(Bloomberg) -- The early part of the Asian trading day -- when currency flash crashes tend to happen -- seems to be when intervention happens too.
All five instances the Hong Kong Monetary Authority has recently bought the local currency to keep it from falling below the weak end of its trading band have been around 5 a.m. to 6 a.m. local time.
A lack of market liquidity -- blamed for extreme moves seen in recent years in the yen, pound, euro and Swiss franc -- is the issue here too. After New York traders have gone home and before Asia is fully open, it’s easier for large sell orders to push the HKMA into action, said Alan Yip, a senior foreign-exchange strategist at Bank of East Asia Ltd.
This was the case again Thursday, when Hong Kong’s de facto central bank bought HK$3.54 billion ($451 million) of local currency just after 5 a.m. local time.
The Hong Kong dollar has fallen to the weak end of the trading band at HK$7.85 repeatedly this month as its wide interest-rate discount to the U.S. dollar makes it profitable to short the city’s currency. That has prompted the HKMA to spend $1.5 billion to defend the exchange-rate peg to the greenback over the past two weeks, driving up the local currency’s interbank borrowing costs.
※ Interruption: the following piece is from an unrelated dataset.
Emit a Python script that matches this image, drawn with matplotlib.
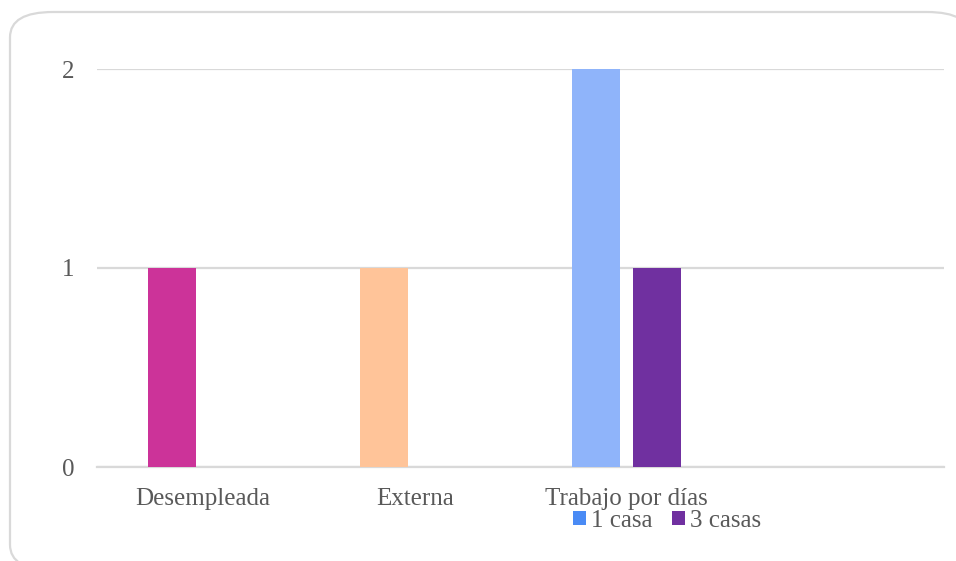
import matplotlib.pyplot as plt
from matplotlib.patches import FancyBboxPatch, Patch
import numpy as np

categories = ["Desempleada", "Externa", "Trabajo por días", ""]
una_casa = [1, 1, 2, 0]
tres_casas = [0, 0, 1, 0]
series_names = ["1 casa", "3 casas"]

colores_una = ["#CC3399", "#FFC499", "#8FB4FA", "#8FB4FA"]
colores_tres = ["#7030A0"] * 4
colores_leyenda = ["#4A8BF5", "#7030A0"]

plt.rcParams['font.family'] = ['Liberation Serif', 'DejaVu Serif']
gris = "#595959"
linea = "#D9D9D9"
tam = 18

fig = plt.figure(figsize=(9.56, 5.61), dpi=100)

# marco redondeado
marco = FancyBboxPatch((10 / 956, 1 - 570 / 561), 960 / 956, 558 / 561,
                       boxstyle="round,pad=0,rounding_size=0.045",
                       transform=fig.transFigure, facecolor="white",
                       edgecolor=linea, linewidth=1.6, zorder=-1)
fig.patches.append(marco)

ax = fig.add_axes([97 / 956, 1 - 467 / 561, 847 / 956, (467 - 69) / 561])
ax.set_facecolor("none")
ax.set_zorder(2)

x = np.arange(len(categories))
ancho = 0.226
desp = 0.144
ax.bar(x - desp, una_casa, ancho, color=colores_una, linewidth=0, zorder=3)
ax.bar(x + desp, tres_casas, ancho, color=colores_tres, linewidth=0, zorder=3)

ax.set_xlim(-0.5, len(categories) - 0.5)
ax.set_ylim(0, 2)
ax.set_yticks([0, 1, 2])
ax.set_xticks(x)
ax.set_xticklabels(categories)
ax.tick_params(length=0, labelsize=tam, colors=gris)
ax.tick_params(axis='y', pad=16)
ax.tick_params(axis='x', pad=15)
ax.yaxis.grid(True, color=linea, linewidth=1.6, zorder=0)
for lado in ["top", "right", "left"]:
    ax.spines[lado].set_visible(False)
ax.spines["bottom"].set_color(linea)
ax.spines["bottom"].set_linewidth(1.6)

handles = [Patch(facecolor=c, edgecolor="none") for c in colores_leyenda]
fig.legend(handles, series_names, loc="center", bbox_to_anchor=(667 / 956, 1 - 521 / 561),
           ncol=2, frameon=False, fontsize=tam, labelcolor=gris,
           handlelength=0.5, handleheight=0.5, handletextpad=0.2, columnspacing=0.8)

plt.savefig("out.png", dpi=100)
While investors during U.S. hours are mostly interested in shorting the Hong Kong dollar, local banks sometimes buy it during the Asian workday for use in the city, said Ryan Lam, head of research at Shanghai Commercial Bank Ltd. That tendency can help cap the Hong Kong dollar weakness that prompts intervention.
The city’s currency rose 0.01 percent to HK$7.8492 as of 8:35 a.m. local time Thursday.